Hoje, quase quarenta anos depois do desaparecimento de Raya, Mabel se emociona ao contar que depois de tanto tempo não esperava que o caso voltasse a ser lembrado, junto com o drama de viver um desaparecimento. "A coisa mais terrível é ter alguém desaparecido, pois isso traz diversas limitações. Impossibilita a família de enterrar o corpo e de ter um lugar para se despedir. Não há desaparecidos e sim mortos, assassinados, e seus assassinos devem ser punidos", afirmou Mabel.

Em resposta, o deputado Adriano Diogo (PT) presidente da comissão destacou que no Brasil não há a prerrogativa para punição, que a Justiça está muito longe de acontecer, mas se os fatos forem esclarecidos já será um grande passo.

O secretário executivo do Arquivo Nacional da Memória da Argentina, Carlos Lafforgue, esteve presente e relatou sua participação na militância. Falou da dificuldade em saber o que aconteceu com seus companheiros desaparecidos. Amigo do desaparecido político Antonio Pregoni, Lafforgue afirmou que chegou a procurá-lo, mas que só conseguiu o relato de uma vizinha, dizendo que ele simplesmente sumira sem dizer nada. Não satisfeito, pesquisou nos registros imigratórios, onde nada constava, possivelmente por conta do uso de nomes falsos.

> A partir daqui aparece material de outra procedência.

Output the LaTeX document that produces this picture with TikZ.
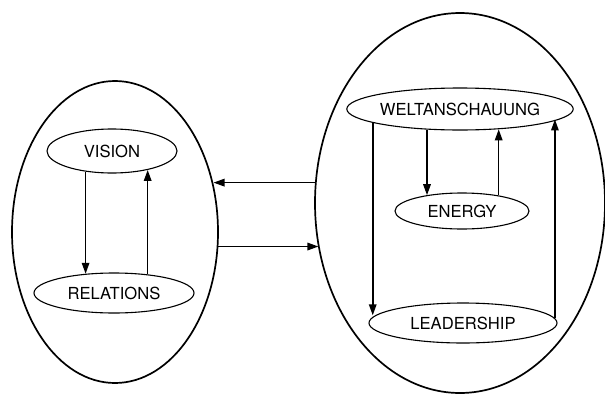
\documentclass[tikz,border=0pt]{standalone}
\usepackage{fontspec}
\setmainfont{TeX Gyre Heros}
\usetikzlibrary{shapes.geometric,arrows.meta}
\tikzset{
  big/.style={draw, ellipse, line width=1.7pt, inner sep=0pt},
  small/.style={draw, ellipse, line width=1.1pt, inner sep=0pt, font=\fontsize{16.6}{19}\selectfont},
  arr/.style={line width=1.6pt, -{Triangle[length=11pt,width=7.5pt]}}
}
\begin{document}
\begin{tikzpicture}[x=1pt,y=-1pt]
\path[use as bounding box] (0,0) rectangle (605,394);
% outer ellipses
\node[big, minimum width=206pt, minimum height=302pt] (left) at (115,232) {};
\node[big, minimum width=290pt, minimum height=380pt] (right) at (460,203) {};
% inner ellipses
\node[small, minimum width=130pt, minimum height=44pt] (vision) at (112,151) {VISION};
\node[small, minimum width=160pt, minimum height=40pt] (relations) at (114,293) {RELATIONS};
\node[small, minimum width=220pt, minimum height=42pt] (welt) at (460,109) {WELTANSCHAUUNG};
\node[small, minimum width=134pt, minimum height=36pt] (energy) at (462,211) {ENERGY};
\node[small, minimum width=188pt, minimum height=40pt] (lead) at (463,323) {LEADERSHIP};
% left arrows
\draw[arr] (vision.-142.2) -- (vision.-142.2 |- relations.146.3);
\draw[arr] (relations.29.8) -- (relations.29.8 |- vision.-28.9);
% between
\draw[arr] (right.172.5) -- (right.172.5 -| left.26.2);
\draw[arr] (left.-8.3) -- (left.-8.3 -| right.-162.7);
% right arrows
\draw[arr] (welt.-171.3) -- (welt.-171.3 |- lead.175.9);
\draw[arr] (lead.3.15) -- (lead.3.15 |- welt.-6.6);
\draw[arr] (welt.-148.8) -- (welt.-148.8 |- energy.156.3);
\draw[arr] (energy.23.7) -- (energy.23.7 |- welt.-28.1);
\end{tikzpicture}
\end{document}
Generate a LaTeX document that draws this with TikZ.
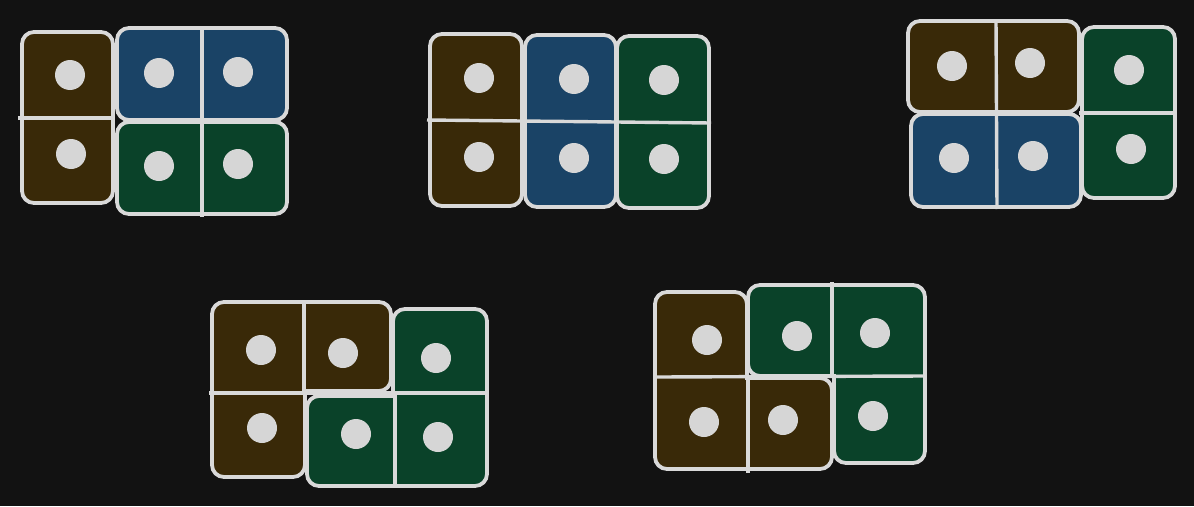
\documentclass[tikz,border=0pt]{standalone}
\definecolor{bgc}{HTML}{121212}
\definecolor{brn}{HTML}{392908}
\definecolor{blu}{HTML}{1A4366}
\definecolor{grn}{HTML}{0A4229}
\definecolor{edge}{HTML}{D9D9D9}
\definecolor{pipc}{HTML}{D6D6D6}
\begin{document}
\begin{tikzpicture}[x=1pt,y=-1pt,
  tile/.style={draw=edge,line width=3.8pt,rounded corners=12pt,line cap=rect},
  divline/.style={draw=edge,line width=3.4pt},
  pip/.style={circle,fill=pipc,inner sep=0pt,minimum size=30pt}]
\fill[bgc] (0,0) rectangle (1194,506);
\useasboundingbox (0,0) rectangle (1194,506);
% ---------- group 1 ----------
\path[tile,fill=brn] (22,32) rectangle (113,203);
\path[tile,fill=blu] (117,28) rectangle (287,120);
\path[tile,fill=grn] (117,122) rectangle (287,214);
\draw[divline] (18,118) -- (115,118);
\draw[divline] (202,27) -- (202,217);
\node[pip] (a1) at (70,75) {};
\node[pip] (a2) at (71,154) {};
\node[pip] (a3) at (159,73) {};
\node[pip] (a4) at (238,72) {};
\node[pip] (a5) at (159,166) {};
\node[pip] (a6) at (238,164) {};
% ---------- group 2 ----------
\path[tile,fill=brn] (430,34) rectangle (522,206);
\path[tile,fill=blu] (525,35) rectangle (616,207);
\path[tile,fill=grn] (617,36) rectangle (709,208);
\draw[divline] (427,120) -- (711,123);
\node[pip] (b1) at (479,78) {};
\node[pip] (b2) at (479,157) {};
\node[pip] (b3) at (574,79) {};
\node[pip] (b4) at (574,158) {};
\node[pip] (b5) at (664,80) {};
\node[pip] (b6) at (664,159) {};
% ---------- group 3 ----------
\path[tile,fill=brn] (908,21) rectangle (1079,112);
\path[tile,fill=blu] (911,114) rectangle (1081,207);
\path[tile,fill=grn] (1082,27) rectangle (1175,198);
\draw[divline] (996,20) -- (997,209);
\draw[divline] (1079,113) -- (1176,113);
\node[pip] (c1) at (952,66) {};
\node[pip] (c2) at (1030,63) {};
\node[pip] (c3) at (954,158) {};
\node[pip] (c4) at (1033,156) {};
\node[pip] (c5) at (1129,70) {};
\node[pip] (c6) at (1131,149) {};
% ---------- group 4 ----------
\path[tile,fill=brn] (305,391) -- (305,477) -- (212,477) -- (212,302) -- (391,302) -- (391,391) -- (305,391);
\path[tile,fill=grn] (393,396) -- (393,309) -- (487,309) -- (487,486) -- (307,486) -- (307,396) -- (393,396);
\draw[divline] (209,393) -- (489,393);
\draw[divline] (304,301) -- (304,392);
\draw[divline] (395,394) -- (395,487);
\node[pip] (d1) at (261,350) {};
\node[pip] (d2) at (343,353) {};
\node[pip] (d3) at (436,358) {};
\node[pip] (d4) at (262,428) {};
\node[pip] (d5) at (356,434) {};
\node[pip] (d6) at (438,437) {};
% ---------- group 5 ----------
\path[tile,fill=brn] (747,378) -- (832,378) -- (832,469) -- (655,469) -- (655,292) -- (747,292) -- (747,378);
\path[tile,fill=grn] (834,376) -- (834,463) -- (925,463) -- (925,285) -- (748,285) -- (748,376) -- (834,376);
\draw[divline] (657,377) -- (925,376);
\draw[divline] (832,282) -- (832,376);
\draw[divline] (748,378) -- (748,473);
\node[pip] (e1) at (707,340) {};
\node[pip] (e2) at (797,336) {};
\node[pip] (e3) at (875,333) {};
\node[pip] (e4) at (704,422) {};
\node[pip] (e5) at (783,420) {};
\node[pip] (e6) at (873,416) {};
\end{tikzpicture}
\end{document}
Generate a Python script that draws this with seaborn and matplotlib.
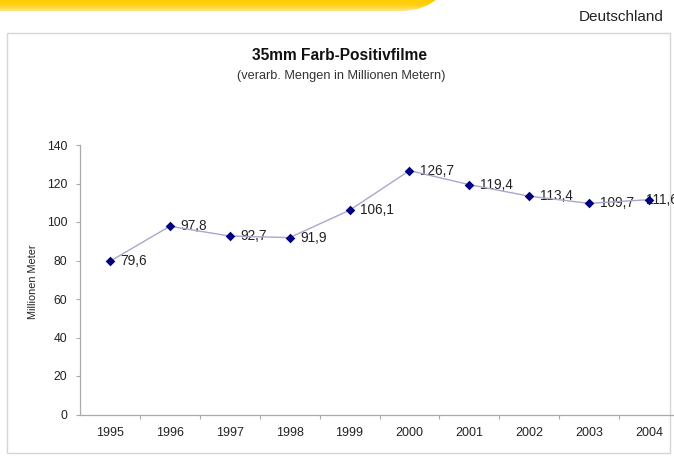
import matplotlib
matplotlib.use("Agg")
import matplotlib.pyplot as plt
from matplotlib.patches import Rectangle, Polygon
import numpy as np
import pandas as pd
import seaborn as sns

years = [1995, 1996, 1997, 1998, 1999, 2000, 2001, 2002, 2003, 2004]
values = [79.6, 97.8, 92.7, 91.9, 106.1, 126.7, 119.4, 113.4, 109.7, 111.6]
y_ticks = [0, 20, 40, 60, 80, 100, 120, 140]

title = "35mm Farb-Positivfilme"
subtitle = "(verarb. Mengen in Millionen Metern)"
y_label = "Millionen Meter"
region = "Deutschland"

df = pd.DataFrame({"Jahr": years, "Wert": values})

sns.set_theme(style="white")
plt.rcParams["font.family"] = ["Liberation Sans", "DejaVu Sans"]

W, H = 674, 457
fig = plt.figure(figsize=(W / 100, H / 100), dpi=100)
fig.patch.set_facecolor("white")

# yellow header band with slanted right end
band = fig.add_axes([0, 0, 1, 1], zorder=0)
band.set_xlim(0, W)
band.set_ylim(H, 0)
band.axis("off")
grad = np.linspace(0, 1, 64).reshape(-1, 1)
cmap = matplotlib.colors.LinearSegmentedColormap.from_list(
    "band", ["#FFCC00", "#FFD21A", "#FFE58A"])
img = band.imshow(grad, extent=(0, 440, 11, 0), cmap=cmap, aspect="auto")
clip = Polygon([(0, 0), (436, 0), (428, 5), (418, 9), (405, 11), (0, 11)],
               closed=True, transform=band.transData)
img.set_clip_path(clip)

# chart frame and texts
band.add_patch(Rectangle((7, 33), 663, 420, fill=False, edgecolor="#D6D6D6", lw=1.0))
band.text(664, 17, region, ha="right", va="center", fontsize=11, color="#222222")
band.text(340, 55, title, ha="center", va="center", fontsize=11.2, fontweight="bold", color="#111111")
band.text(341, 76, subtitle, ha="center", va="center", fontsize=9.2, color="#333333")
band.text(33, 282, y_label, ha="center", va="center", rotation=90, fontsize=7.8, color="#222222")

left, right, top, bottom = 80, 679, 145, 414.5
ax = fig.add_axes([left / W, (H - bottom) / H, (right - left) / W, (bottom - top) / H], zorder=1)
ax.set_facecolor("none")

sns.lineplot(data=df, x="Jahr", y="Wert", ax=ax, color="#A8A8CC", lw=1.0, zorder=2)
sns.scatterplot(data=df, x="Jahr", y="Wert", ax=ax, marker="D", s=24, color="#000080",
                edgecolor="#000080", linewidth=0, zorder=3)

# value labels right of each marker; the last one starts beneath its marker
for i, (x, v) in enumerate(zip(years, values)):
    dx = -2.5 if i == len(years) - 1 else 7.5
    ax.annotate(f"{v:.1f}".replace(".", ","), (x, v), xytext=(dx, 0), textcoords="offset points",
                ha="left", va="center", fontsize=9.8, color="#222222", annotation_clip=False,
                zorder=1)

ax.set_xlim(years[0] - 0.5, years[-1] + 0.5)
ax.set_ylim(0, 140)
ax.set_yticks(y_ticks)
ax.set_xticks(years)
ax.set_xticklabels([str(y) for y in years])
ax.set_xticks([y + 0.5 for y in years[:-1]], minor=True)
ax.set_xlabel("")
ax.set_ylabel("")

for side in ["top", "right"]:
    ax.spines[side].set_visible(False)
for side in ["left", "bottom"]:
    ax.spines[side].set_color("#AAAAAA")
    ax.spines[side].set_linewidth(0.9)

ax.tick_params(axis="y", which="major", direction="out", length=3, width=0.8, color="#AAAAAA",
               labelsize=8.8, labelcolor="#222222", pad=6, left=True)
ax.tick_params(axis="x", which="major", length=0, labelsize=9, labelcolor="#222222", pad=9)
ax.tick_params(axis="x", which="minor", direction="out", length=3, width=0.8, color="#AAAAAA", bottom=True)

fig.savefig("out.png", dpi=100)
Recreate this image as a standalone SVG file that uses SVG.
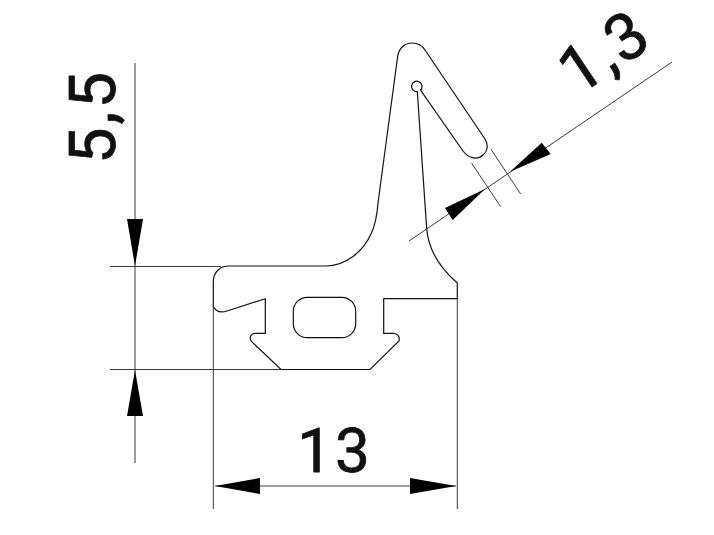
<svg xmlns="http://www.w3.org/2000/svg" width="714" height="535" viewBox="0 0 714 535">
<style>
.p{fill:none;stroke:#111;stroke-width:1.2}
.d{fill:none;stroke:#222;stroke-width:.9}
.a{fill:#000;stroke:none}
.t{font-family:Roboto,"Liberation Sans",Arial,sans-serif;fill:#111;stroke:#111;stroke-width:.8;text-anchor:middle;letter-spacing:3px}
</style>
<rect width="714" height="535" fill="#fff"/>
<g id="profile">
<path class="p" d="M213.3 306.5V282C213.3 272 220 266 229 266H326C345 266 363 252 371 234C375 226 377 216 378 203L397.7 56C399 48 405 43 412 43C418 43 422 45 425 50L485 139C489 146 487 152 483 155C478 160 469 159 463 151L420.5 90A5.2 5.2 0 1 0 417.3 91.5L426.5 226C427.5 248 440 268 457.3 283V298.7H383.7V333.3H393C398 333 400 337 399 341L370 369.5H281L251 341C249 337 251 333.5 255 333.3H265.3V298.7L227 311C221 313 216 312 213.3 306.5Z"/>
<rect class="p" x="293.3" y="297.3" width="62.4" height="40.4" rx="14" ry="14"/>
</g>
<g id="connectors">
<path class="d" d="M110 266.5H221M110 369.5H281M135 63V463M213.3 306V509M457.3 298V509M215 486H456M409 241L672 62M471.7 163.3L500.7 206.7M491 149.3L520.7 194"/>
<path class="a" d="M135 266L127 219H143ZM135 370L127 416H143ZM215 486L260 478V494ZM456 486L410 478V494ZM485 189L445 208L452.7 220ZM510 171.7L541.7 142.7L550.7 154Z"/>
</g>
<g id="labels">
<text class="t" x="335" y="472" font-size="62">13</text>
<text class="t" font-size="65" transform="translate(114.5 116.5) rotate(-90)">5,5</text>
<text class="t" font-size="65" transform="translate(617 70) rotate(-34)">1,3</text>
</g>
</svg>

Segundo Lafforgue, a ditadura argentina deixou cerca de 30 mil desaparecidos, mas, graças a testemunhas, ações estão sendo abertas contra os envolvidos e, até o momento, 470 agentes da ditadura já foram presos e cerca de mil estão sendo processados. "O mesmo sistema judicial que condena um bandido comum está julgando os criminosos que praticaram crimes contra a humanidade", afirmou. Lafforgue defendeu ainda a universalização do processo de punição e justiça, e que os trabalhos de pesquisas não parem.